Devon Energy drops 3.3% as oil cools, merger vote and earnings loom
Devon Energy shares are sliding as crude prices retreat after an extreme, headline-driven spike this week, pressuring the near-term cash-flow outlook for E&Ps. The stock is also seeing event risk ahead of the May 4 shareholder vote on Devon’s all-stock merger with Coterra and Devon’s May 5 earnings report.

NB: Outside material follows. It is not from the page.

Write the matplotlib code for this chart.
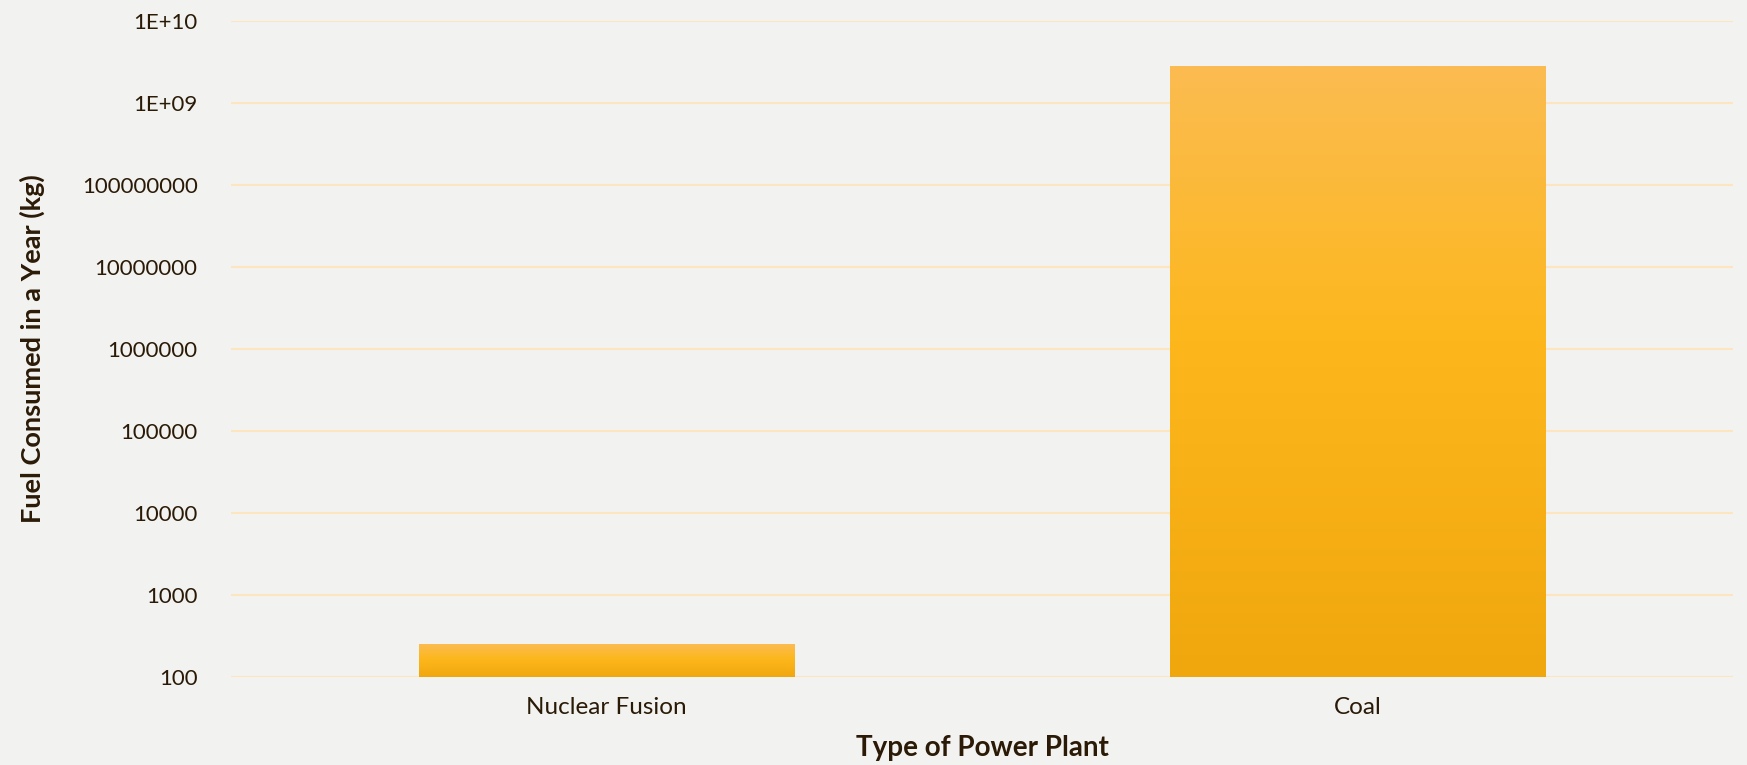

1. What’s moving the stock
Devon Energy (DVN) is down 3.29% to $49.90 as energy equities trade lower with crude giving back part of a sharp, geopolitically fueled run-up. After hitting elevated levels in prior sessions, WTI is seeing volatile, two-sided trading—an intraday reversal dynamic that typically hits upstream producers as traders discount a less-favorable near-term realized-price setup and reduce exposure into macro headline risk.
2. Event risk: merger vote next week
DVN is also trading into a major catalyst window for its pending all-stock merger with Coterra. The companies have scheduled special shareholder meetings for May 4, 2026, and Devon has recently supplemented merger materials with additional valuation-range disclosures and litigation updates, keeping deal-related uncertainty in focus as the vote approaches.
3. Another catalyst: earnings next Tuesday
Devon is scheduled to report Q1 2026 results on May 5, 2026, which can amplify day-to-day volatility as investors reposition into the print. With the stock down today, the market appears to be de-risking ahead of the earnings release while simultaneously reacting to the commodity tape.
4. What to watch next
Traders will likely key on (1) crude’s direction after the week’s whipsaw price action, (2) any additional merger-related filings or meeting updates ahead of May 4, and (3) Devon’s Q1 results and any commentary on shareholder returns, hedging, and 2026 operating priorities. A sustained move lower in WTI could keep pressure on DVN, while a clean merger vote outcome and steady earnings/guidance could help stabilize sentiment.